I’m Not a Feminist, But… (Beth Revis)
I tweeted out a link to this post very late last week, but I wanted to post it here and talk about it a little, too, because I think what Beth Revis writes about in her post is super important. Capitalizing on the commonly used, “I’m not a feminist, but…” statement that many women (and some men) make, Revis breaks down exactly what’s wrong with that statement and the thinking that goes along with it:
First, it’s wrong for me to couch my opinions with a disclaimer. Saying something like, “I’m not a feminist, but I feel like women deserve the same rights as men,” belittles not just the idea of feminism, but also the idea that what I’m saying matters. I’m dismissing my own words before I even speak them. I’m giving an excuse for why I should be allowed to say the words following the phrase, as if the only reason I would say those words is if I had such an excuse.
The second thing wrong about that phrase is the fact that it exists.
Revis’s whole post is great and won’t take you more than a few minutes to read, but the takeaway is that the more we recognize that feminism is wanting equal treatment and respect, pure and simple, the closer we’ll get to the day where that’s possible.
The Quiet Radicalism of All That (The Atlantic)
Pretty much the best thing I read all week, this article talks about how radical–and awesome–Nickelodeon’s All That was when it was on TV in the 90s. Take this, for example:
The original cast included four girls (Denberg and Reyes, with Angelique Bates and Katrina Johnson) and three boys (Kenan Thompson, Kel Mitchell, and Josh Server); three white performers, and four performers of color. Compare that to the concurrently running Season 20 of Saturday Night Live (1994-95), which featured a cast of 17. Only four were women, and only two were of color….Furthermore, the kids of All That were refreshingly normal-looking. Some were traditionally attractive, sure. Others were still growing into their features. Absent were the hyperactive, over-costumed Disney Channel tweens (Lizzie Maguire, et al), or the pouty, brooding 26-year-olds playing 16 on The WB (like the weirdly grown-up high schoolers of Dawson’s Creek or Popular). The cast of All That reflected the nature of its audience: They were growing up—lanky limbs, zits, and all.
So, where is a show like that today? Where?
So You’ve Decided to Go to Library School (The Toast)
This humorous and incredibly uncomfortably spot-on essay about what library school is like probably won’t work for you if you’re not connected to the field. But it’s worth a look at, just because the site it’s on–The Toast–is pretty awesome, run by women (who don’t work for or answer to men), and is already profitable less than a year into its run.

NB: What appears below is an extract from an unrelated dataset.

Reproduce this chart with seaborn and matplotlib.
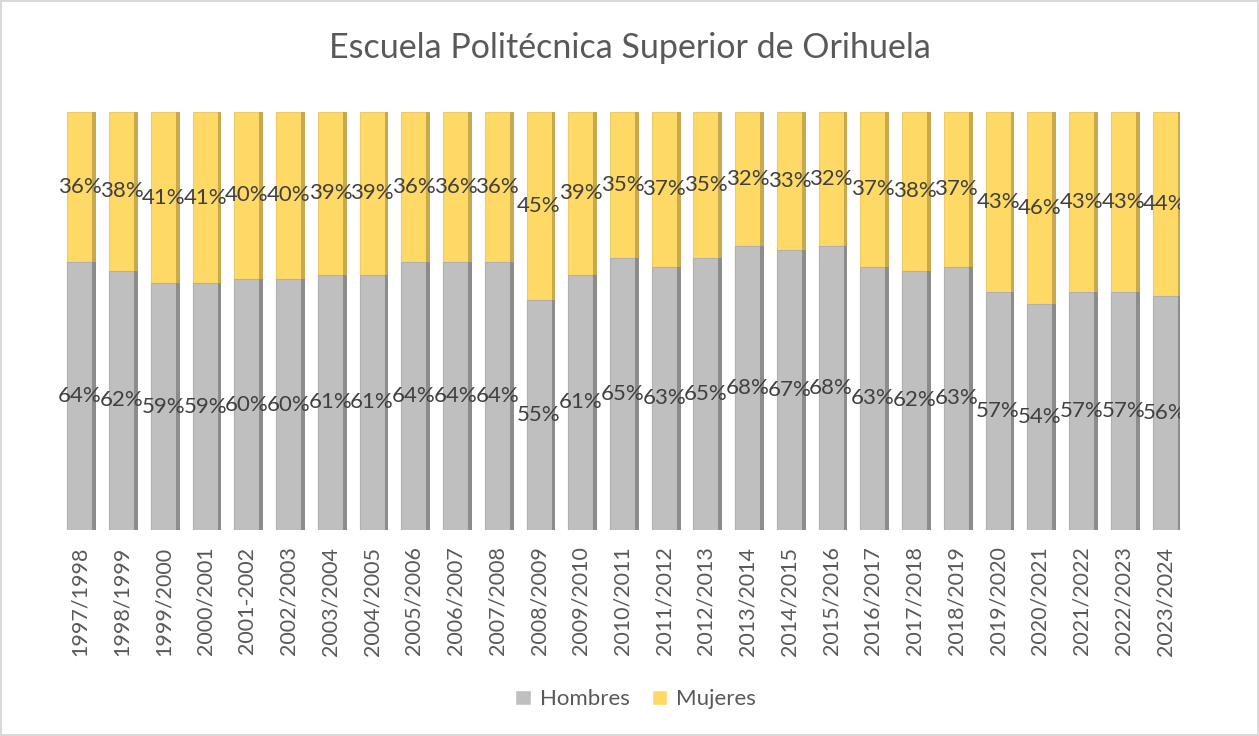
import pandas as pd
import seaborn as sns
import matplotlib.pyplot as plt
from matplotlib.patches import Patch, Rectangle

# data
cursos = ['1997/1998', '1998/1999', '1999/2000', '2000/2001', '2001-2002', '2002/2003',
          '2003/2004', '2004/2005', '2005/2006', '2006/2007', '2007/2008', '2008/2009',
          '2009/2010', '2010/2011', '2011/2012', '2012/2013', '2013/2014', '2014/2015',
          '2015/2016', '2016/2017', '2017/2018', '2018/2019', '2019/2020', '2020/2021',
          '2021/2022', '2022/2023', '2023/2024']
hombres = [64, 62, 59, 59, 60, 60, 61, 61, 64, 64, 64, 55, 61, 65, 63, 65, 68, 67, 68,
           63, 62, 63, 57, 54, 57, 57, 56]
mujeres = [36, 38, 41, 41, 40, 40, 39, 39, 36, 36, 36, 45, 39, 35, 37, 35, 32, 33, 32,
           37, 38, 37, 43, 46, 43, 43, 44]

df = pd.DataFrame({'curso': cursos, 'Hombres': hombres, 'Mujeres': mujeres})
df['Hombres'] = df['Hombres'] / 100
df['Mujeres'] = df['Mujeres'] / 100
df['total'] = df['Hombres'] + df['Mujeres']

sns.set_style('white')
plt.rcParams['font.family'] = ['Lato', 'DejaVu Sans']

gris = '#BFBFBF'
amarillo = '#FFD966'
texto = '#404040'

fig = plt.figure(figsize=(12.59, 7.36), dpi=100)
fig.patch.set_edgecolor('#D9D9D9')
fig.patch.set_linewidth(1.5)
ax = fig.add_axes([0.0469, 0.280, 0.8901, 0.568])

sns.barplot(data=df, x='curso', y='total', color=amarillo, width=0.6,
            edgecolor='#EBCB6A', linewidth=0.8, saturation=1, ax=ax)
sns.barplot(data=df, x='curso', y='Hombres', color=gris, width=0.6,
            edgecolor='#B0B0B0', linewidth=0.8, saturation=1, ax=ax)

# darker side face for a bit of the 3D look
n = len(cursos)
for k, p in enumerate(list(ax.patches)):
    side = '#C9A94E' if k < n else '#8C8C8C'
    ax.add_patch(Rectangle((p.get_x() + p.get_width(), p.get_y()), 0.09, p.get_height(),
                           facecolor=side, edgecolor='none'))

# data labels centred in each segment (cut at the plot edge like the original)
for i, row in df.iterrows():
    ax.text(i, row['Hombres'] / 2, f"{round(row['Hombres'] * 100)}%",
            ha='center', va='center', fontsize=16, color=texto, clip_on=True)
    ax.text(i, row['Hombres'] + row['Mujeres'] / 2, f"{round(row['Mujeres'] * 100)}%",
            ha='center', va='center', fontsize=16, color=texto, clip_on=True)

ax.set_xlim(-0.5, 26.35)
ax.set_ylim(0, 1)
ax.set_yticks([])
ax.set_xlabel('')
ax.set_ylabel('')
ax.tick_params(axis='x', length=0, pad=12, labelsize=15.5, labelcolor='#595959')
plt.setp(ax.get_xticklabels(), rotation=90)
sns.despine(ax=ax, left=True, bottom=True)

fig.text(0.5, 0.935, 'Escuela Politécnica Superior de Orihuela', ha='center', va='center',
         fontsize=24.5, color='#595959')

handles = [Patch(facecolor=gris, label='Hombres'), Patch(facecolor=amarillo, label='Mujeres')]
fig.legend(handles=handles, loc='center', bbox_to_anchor=(0.505, 0.05), ncol=2,
           frameon=False, fontsize=16, labelcolor='#595959', handlelength=0.7,
           handleheight=0.7, columnspacing=1.0, handletextpad=0.4)

plt.savefig('out.png', dpi=100)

At any rate, this hit close to home:
Librarians have to do something with their hands while they’re bingeing on pop culture, so you should probably develop a craft. Knitting and crochet are acceptable, but cross-stitch works too. But what do you eat while you’re watching all that tv? Hopefully you’ve baked some Sorting Hat cupcakes for your Harry Potter marathon. Baking is preferable, but home-brewing is an acceptable substitute. At the very least you should love to eat.
The absolute best thing about library school is your peers. You will all have a Leslie Knope-ian intensity about something. It may be Star Wars, hockey, astrophysics, or that damn rock wall, but everyone brings some kind of obsession to the table. There is sure to be someone who will be a little too into board games. People will regularly discuss Weasleycest and Tami Taylor’s hair at parties, because if there’s one thing librarians get, it’s an enthusiast. We are all punk-ass book jockeys, and we want you to read our favorite book. And then maybe we’ll break down the Library of Congress Subject Headings afterwards.
What got you reading and thinking this week?